▸ Given problem: Locate every line below that contains the word "with" and copy it.

▸ Supplied data:
◇ ◇ ◇ ◇ ◇

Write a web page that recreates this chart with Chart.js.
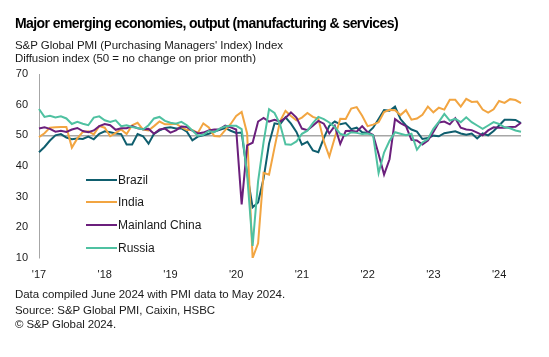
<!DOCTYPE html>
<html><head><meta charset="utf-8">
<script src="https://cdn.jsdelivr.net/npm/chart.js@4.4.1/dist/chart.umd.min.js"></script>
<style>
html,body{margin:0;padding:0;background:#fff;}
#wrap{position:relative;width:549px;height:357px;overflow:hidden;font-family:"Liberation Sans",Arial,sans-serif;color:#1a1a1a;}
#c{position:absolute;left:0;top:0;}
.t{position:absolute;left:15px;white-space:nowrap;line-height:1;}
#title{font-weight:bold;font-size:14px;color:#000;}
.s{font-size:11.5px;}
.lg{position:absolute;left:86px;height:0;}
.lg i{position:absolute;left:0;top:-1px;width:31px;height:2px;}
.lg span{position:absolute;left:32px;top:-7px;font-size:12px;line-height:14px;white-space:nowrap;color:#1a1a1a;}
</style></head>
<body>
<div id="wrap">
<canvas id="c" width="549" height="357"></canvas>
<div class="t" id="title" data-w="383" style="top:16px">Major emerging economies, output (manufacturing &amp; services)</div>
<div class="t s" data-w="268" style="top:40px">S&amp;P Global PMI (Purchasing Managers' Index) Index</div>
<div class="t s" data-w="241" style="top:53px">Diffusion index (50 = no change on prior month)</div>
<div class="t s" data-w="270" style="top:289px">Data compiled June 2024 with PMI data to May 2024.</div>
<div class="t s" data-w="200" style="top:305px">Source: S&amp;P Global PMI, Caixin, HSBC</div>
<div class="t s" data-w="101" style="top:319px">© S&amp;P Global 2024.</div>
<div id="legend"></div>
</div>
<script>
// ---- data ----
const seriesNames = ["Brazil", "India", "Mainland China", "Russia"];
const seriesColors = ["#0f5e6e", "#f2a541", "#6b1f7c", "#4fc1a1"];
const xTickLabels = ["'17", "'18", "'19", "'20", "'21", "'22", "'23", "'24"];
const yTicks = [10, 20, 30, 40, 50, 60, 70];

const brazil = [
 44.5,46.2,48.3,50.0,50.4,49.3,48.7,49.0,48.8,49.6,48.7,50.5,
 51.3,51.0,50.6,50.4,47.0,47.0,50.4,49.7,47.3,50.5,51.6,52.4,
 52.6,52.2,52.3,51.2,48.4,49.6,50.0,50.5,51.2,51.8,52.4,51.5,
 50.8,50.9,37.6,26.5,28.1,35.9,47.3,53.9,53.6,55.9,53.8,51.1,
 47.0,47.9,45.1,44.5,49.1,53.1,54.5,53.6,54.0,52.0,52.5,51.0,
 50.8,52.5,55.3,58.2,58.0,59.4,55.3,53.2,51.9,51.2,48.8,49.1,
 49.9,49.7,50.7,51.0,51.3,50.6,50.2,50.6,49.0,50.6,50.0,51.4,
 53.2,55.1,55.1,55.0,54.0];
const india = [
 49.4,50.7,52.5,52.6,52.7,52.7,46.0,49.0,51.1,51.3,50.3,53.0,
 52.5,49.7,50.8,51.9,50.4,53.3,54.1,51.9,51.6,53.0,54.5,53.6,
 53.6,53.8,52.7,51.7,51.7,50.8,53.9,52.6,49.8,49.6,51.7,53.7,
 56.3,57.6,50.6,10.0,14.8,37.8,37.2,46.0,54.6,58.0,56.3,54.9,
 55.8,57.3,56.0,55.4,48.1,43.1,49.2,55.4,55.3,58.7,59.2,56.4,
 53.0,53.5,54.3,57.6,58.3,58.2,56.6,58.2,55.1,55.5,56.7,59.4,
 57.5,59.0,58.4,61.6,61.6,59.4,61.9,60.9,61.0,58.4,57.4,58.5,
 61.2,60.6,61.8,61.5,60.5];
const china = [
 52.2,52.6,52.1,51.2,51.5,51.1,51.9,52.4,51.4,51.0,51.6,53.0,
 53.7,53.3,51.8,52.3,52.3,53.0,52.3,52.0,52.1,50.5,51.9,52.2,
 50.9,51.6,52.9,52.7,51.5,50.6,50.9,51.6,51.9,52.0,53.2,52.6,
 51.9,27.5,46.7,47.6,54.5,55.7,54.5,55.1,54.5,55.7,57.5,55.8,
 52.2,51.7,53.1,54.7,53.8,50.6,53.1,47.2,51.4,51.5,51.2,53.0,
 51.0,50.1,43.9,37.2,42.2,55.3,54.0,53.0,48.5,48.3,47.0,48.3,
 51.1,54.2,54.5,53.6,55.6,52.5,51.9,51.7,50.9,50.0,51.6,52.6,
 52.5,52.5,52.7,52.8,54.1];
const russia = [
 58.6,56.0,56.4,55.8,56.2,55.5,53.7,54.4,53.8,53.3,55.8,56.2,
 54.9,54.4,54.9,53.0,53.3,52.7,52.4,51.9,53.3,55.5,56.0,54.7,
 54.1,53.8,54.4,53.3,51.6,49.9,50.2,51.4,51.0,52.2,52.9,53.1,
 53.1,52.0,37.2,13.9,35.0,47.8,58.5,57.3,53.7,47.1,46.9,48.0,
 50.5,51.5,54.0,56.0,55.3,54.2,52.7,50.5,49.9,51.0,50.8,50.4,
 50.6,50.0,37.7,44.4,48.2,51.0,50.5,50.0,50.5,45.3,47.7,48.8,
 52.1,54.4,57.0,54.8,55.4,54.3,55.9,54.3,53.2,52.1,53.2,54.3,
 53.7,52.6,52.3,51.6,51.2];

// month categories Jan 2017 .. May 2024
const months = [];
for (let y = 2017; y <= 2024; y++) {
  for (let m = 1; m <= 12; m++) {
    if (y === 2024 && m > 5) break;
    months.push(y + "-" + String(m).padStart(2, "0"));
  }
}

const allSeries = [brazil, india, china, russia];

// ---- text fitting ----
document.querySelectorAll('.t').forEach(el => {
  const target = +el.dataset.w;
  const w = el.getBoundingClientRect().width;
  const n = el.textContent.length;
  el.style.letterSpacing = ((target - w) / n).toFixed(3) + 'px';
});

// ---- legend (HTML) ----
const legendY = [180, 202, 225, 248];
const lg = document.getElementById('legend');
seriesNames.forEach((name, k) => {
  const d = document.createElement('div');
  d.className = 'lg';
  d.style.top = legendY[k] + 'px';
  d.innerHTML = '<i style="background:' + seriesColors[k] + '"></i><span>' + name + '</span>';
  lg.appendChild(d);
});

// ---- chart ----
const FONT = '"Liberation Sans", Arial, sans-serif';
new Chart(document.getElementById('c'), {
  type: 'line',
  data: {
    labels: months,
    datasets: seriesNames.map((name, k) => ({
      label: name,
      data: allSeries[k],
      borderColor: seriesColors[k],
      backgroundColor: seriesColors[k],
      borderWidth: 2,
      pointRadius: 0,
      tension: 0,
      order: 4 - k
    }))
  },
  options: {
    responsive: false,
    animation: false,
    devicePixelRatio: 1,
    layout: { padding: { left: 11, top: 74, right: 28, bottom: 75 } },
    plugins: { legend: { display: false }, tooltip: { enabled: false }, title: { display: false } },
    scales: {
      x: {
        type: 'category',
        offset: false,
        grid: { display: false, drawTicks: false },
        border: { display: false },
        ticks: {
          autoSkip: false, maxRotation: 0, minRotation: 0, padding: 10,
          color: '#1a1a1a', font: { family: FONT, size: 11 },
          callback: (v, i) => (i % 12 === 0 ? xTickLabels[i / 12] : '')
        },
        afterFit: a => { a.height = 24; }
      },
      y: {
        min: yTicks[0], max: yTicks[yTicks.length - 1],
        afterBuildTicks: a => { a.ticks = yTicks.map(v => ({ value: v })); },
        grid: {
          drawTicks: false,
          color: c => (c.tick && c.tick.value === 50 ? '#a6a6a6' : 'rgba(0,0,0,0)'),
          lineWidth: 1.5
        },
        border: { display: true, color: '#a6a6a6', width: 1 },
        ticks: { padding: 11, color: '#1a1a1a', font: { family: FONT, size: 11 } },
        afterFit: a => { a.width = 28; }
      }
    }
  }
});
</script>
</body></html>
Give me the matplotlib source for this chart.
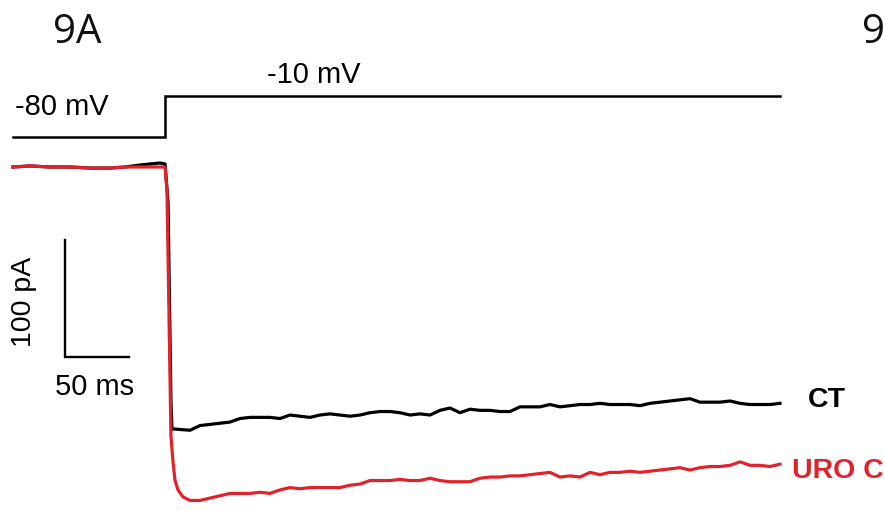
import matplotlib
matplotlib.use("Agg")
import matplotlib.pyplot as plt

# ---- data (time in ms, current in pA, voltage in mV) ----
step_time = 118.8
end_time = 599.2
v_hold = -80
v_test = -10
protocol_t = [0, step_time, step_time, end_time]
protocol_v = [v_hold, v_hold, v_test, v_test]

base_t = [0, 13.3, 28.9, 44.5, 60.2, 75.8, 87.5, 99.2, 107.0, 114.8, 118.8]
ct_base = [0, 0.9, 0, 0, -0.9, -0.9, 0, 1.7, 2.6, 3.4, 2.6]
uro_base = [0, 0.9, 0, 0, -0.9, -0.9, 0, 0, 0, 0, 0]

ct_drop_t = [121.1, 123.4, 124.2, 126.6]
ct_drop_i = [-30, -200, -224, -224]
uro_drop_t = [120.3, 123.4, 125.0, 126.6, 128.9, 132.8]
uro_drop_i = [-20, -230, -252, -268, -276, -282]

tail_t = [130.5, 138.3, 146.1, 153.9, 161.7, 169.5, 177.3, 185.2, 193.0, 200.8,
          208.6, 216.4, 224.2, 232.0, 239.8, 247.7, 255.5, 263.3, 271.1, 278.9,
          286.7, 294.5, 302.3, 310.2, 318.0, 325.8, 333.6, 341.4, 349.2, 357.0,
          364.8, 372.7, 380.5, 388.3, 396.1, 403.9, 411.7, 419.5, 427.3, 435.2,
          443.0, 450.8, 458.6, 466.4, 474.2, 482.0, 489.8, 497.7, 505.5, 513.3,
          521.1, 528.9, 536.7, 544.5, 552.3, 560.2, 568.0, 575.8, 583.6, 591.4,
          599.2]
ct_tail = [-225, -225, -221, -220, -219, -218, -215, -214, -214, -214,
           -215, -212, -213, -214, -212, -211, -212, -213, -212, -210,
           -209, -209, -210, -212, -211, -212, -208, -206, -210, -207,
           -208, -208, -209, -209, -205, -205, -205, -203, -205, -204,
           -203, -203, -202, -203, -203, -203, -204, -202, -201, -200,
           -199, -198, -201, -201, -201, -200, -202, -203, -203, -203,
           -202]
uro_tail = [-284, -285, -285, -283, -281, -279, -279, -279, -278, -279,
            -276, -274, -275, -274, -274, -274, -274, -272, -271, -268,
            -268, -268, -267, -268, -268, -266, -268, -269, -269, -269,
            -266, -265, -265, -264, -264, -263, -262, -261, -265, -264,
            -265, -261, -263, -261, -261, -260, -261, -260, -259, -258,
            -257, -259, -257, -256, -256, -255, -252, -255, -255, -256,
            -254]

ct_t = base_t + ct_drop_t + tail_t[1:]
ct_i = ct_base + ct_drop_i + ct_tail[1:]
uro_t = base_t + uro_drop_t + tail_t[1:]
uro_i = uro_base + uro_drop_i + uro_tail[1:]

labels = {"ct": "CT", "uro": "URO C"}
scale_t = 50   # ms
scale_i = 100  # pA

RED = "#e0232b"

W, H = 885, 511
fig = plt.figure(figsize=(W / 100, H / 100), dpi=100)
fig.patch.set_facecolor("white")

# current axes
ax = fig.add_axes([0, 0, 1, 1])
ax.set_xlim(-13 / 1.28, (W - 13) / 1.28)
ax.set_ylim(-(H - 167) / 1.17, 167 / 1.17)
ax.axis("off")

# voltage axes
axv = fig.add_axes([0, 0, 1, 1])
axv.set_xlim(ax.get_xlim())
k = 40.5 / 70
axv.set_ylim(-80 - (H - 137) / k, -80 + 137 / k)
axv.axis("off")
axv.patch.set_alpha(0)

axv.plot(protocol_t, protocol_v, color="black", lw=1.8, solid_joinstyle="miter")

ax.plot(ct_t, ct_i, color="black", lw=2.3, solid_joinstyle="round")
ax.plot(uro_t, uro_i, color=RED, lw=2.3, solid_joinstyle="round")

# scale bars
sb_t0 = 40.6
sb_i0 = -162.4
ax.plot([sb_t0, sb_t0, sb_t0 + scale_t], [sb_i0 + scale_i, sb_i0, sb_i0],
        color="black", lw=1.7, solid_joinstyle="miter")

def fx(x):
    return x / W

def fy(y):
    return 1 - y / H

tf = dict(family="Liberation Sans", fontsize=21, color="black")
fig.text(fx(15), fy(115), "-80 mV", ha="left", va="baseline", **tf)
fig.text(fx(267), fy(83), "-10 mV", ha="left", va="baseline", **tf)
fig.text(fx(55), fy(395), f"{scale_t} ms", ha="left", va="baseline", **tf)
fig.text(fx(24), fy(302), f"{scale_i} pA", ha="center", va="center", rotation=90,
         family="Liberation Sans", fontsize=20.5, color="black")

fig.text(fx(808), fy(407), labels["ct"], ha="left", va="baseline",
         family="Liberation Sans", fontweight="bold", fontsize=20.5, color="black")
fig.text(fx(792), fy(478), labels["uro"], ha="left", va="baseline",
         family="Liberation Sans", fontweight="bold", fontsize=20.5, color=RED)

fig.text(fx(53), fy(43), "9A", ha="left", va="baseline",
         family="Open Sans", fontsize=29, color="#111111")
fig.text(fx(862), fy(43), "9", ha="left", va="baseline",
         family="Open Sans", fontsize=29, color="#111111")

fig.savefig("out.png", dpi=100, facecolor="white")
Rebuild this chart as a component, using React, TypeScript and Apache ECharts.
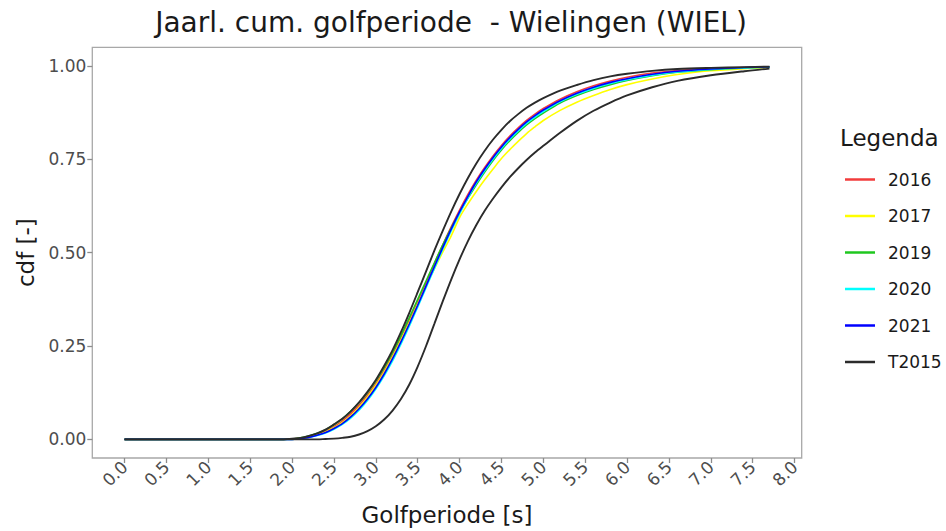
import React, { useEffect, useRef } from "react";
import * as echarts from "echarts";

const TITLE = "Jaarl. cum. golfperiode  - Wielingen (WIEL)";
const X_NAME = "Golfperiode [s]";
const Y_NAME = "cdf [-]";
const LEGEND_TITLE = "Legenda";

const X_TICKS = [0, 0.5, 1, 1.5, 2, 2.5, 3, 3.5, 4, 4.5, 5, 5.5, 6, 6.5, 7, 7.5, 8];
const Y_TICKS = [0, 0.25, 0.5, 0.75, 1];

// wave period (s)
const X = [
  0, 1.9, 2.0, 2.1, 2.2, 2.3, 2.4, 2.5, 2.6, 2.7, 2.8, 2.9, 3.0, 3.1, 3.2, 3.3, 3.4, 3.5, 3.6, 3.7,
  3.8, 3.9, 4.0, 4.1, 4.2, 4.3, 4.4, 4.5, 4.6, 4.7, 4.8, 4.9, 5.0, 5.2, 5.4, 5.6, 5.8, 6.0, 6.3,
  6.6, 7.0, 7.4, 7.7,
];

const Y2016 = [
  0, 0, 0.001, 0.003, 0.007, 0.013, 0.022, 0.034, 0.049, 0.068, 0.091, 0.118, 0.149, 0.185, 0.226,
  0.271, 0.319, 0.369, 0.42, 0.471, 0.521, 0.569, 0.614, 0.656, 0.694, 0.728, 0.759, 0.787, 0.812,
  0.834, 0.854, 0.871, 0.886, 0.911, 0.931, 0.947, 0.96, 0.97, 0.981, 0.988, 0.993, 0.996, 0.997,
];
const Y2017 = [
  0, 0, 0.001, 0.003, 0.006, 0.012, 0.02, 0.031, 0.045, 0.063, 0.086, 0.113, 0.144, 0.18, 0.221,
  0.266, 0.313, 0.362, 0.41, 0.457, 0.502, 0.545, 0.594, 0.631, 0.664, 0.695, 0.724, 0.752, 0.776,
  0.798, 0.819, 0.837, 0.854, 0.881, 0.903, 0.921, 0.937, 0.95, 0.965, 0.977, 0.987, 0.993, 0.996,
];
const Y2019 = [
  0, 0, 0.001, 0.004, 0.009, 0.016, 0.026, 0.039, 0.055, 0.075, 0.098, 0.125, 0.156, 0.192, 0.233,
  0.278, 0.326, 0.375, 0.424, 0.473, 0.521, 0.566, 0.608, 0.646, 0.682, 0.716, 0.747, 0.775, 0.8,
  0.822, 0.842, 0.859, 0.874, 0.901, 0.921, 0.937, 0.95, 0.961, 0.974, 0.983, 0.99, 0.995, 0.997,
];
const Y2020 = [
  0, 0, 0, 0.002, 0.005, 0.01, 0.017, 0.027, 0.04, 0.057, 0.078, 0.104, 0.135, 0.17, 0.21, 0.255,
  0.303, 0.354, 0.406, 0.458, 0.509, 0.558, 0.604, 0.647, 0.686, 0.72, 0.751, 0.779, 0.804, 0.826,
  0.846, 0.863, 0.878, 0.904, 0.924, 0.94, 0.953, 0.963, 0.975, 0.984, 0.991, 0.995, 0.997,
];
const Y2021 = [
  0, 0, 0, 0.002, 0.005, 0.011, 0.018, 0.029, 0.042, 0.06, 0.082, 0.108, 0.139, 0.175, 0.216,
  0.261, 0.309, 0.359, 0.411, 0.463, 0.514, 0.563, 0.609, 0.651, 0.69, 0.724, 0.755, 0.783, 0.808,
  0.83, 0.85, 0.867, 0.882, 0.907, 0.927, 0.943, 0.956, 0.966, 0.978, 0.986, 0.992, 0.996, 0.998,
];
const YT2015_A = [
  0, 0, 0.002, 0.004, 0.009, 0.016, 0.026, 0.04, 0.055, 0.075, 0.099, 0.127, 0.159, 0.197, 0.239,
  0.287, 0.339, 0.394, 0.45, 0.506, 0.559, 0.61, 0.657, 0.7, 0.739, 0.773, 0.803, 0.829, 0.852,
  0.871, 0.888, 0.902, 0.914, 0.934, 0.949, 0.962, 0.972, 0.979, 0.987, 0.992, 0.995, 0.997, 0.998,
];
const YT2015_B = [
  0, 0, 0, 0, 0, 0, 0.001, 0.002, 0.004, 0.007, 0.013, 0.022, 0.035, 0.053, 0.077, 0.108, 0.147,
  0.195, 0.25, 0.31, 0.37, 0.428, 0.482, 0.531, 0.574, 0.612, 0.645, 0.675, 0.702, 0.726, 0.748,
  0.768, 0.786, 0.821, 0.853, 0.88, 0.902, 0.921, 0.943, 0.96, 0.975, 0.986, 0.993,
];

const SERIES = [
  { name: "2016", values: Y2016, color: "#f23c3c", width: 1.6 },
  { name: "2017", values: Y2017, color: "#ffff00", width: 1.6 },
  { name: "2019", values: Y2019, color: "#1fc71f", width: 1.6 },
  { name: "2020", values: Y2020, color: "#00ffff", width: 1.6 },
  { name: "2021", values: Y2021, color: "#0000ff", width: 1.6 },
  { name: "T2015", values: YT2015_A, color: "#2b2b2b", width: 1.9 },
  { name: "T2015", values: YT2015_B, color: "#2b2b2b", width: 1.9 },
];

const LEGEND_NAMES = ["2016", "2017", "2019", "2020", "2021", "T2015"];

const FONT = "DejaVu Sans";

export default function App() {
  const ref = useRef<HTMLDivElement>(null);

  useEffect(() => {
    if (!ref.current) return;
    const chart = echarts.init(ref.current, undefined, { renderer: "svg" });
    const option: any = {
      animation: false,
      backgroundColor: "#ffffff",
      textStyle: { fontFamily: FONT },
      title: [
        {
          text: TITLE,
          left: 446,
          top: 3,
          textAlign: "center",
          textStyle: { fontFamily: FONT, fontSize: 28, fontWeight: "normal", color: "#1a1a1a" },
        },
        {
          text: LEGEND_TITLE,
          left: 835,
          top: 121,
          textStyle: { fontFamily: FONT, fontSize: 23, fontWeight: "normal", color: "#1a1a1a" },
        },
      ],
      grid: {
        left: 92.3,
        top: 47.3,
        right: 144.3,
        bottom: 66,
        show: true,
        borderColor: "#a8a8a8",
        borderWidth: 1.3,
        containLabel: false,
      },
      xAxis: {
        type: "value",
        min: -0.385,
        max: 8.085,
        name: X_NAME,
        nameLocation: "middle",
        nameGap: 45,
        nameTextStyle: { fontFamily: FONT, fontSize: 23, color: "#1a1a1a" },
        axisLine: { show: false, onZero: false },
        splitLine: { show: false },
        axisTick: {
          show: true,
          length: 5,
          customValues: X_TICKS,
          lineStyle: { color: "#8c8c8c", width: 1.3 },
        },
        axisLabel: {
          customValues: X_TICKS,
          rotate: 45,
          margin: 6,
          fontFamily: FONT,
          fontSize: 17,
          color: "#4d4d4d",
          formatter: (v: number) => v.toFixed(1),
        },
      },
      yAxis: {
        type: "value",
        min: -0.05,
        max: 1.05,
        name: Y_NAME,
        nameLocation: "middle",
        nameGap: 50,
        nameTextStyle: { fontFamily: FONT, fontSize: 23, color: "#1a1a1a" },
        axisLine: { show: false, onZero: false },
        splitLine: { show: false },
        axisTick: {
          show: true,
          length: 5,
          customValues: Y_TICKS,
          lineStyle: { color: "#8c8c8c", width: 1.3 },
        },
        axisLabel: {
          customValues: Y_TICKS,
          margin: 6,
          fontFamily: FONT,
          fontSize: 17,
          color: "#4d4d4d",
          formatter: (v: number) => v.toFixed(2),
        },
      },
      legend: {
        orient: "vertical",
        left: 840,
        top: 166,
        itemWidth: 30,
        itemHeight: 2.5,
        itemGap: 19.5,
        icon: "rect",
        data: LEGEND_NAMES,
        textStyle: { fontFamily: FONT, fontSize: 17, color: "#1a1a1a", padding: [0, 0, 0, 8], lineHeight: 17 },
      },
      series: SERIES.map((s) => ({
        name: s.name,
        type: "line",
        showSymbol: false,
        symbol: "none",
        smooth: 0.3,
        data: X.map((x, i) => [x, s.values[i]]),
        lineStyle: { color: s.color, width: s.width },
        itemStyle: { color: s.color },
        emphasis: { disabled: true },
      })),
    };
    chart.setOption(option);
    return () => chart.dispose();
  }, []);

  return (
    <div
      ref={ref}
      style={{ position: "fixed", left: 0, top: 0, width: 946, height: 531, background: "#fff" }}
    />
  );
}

◇ ◇ ◇ ◇ ◇

▸ Written reply:
Write a web page that recreates this chart with Chart.js.
<div class="t s" data-w="270" style="top:289px">Data compiled June 2024 with PMI data to May 2024.</div>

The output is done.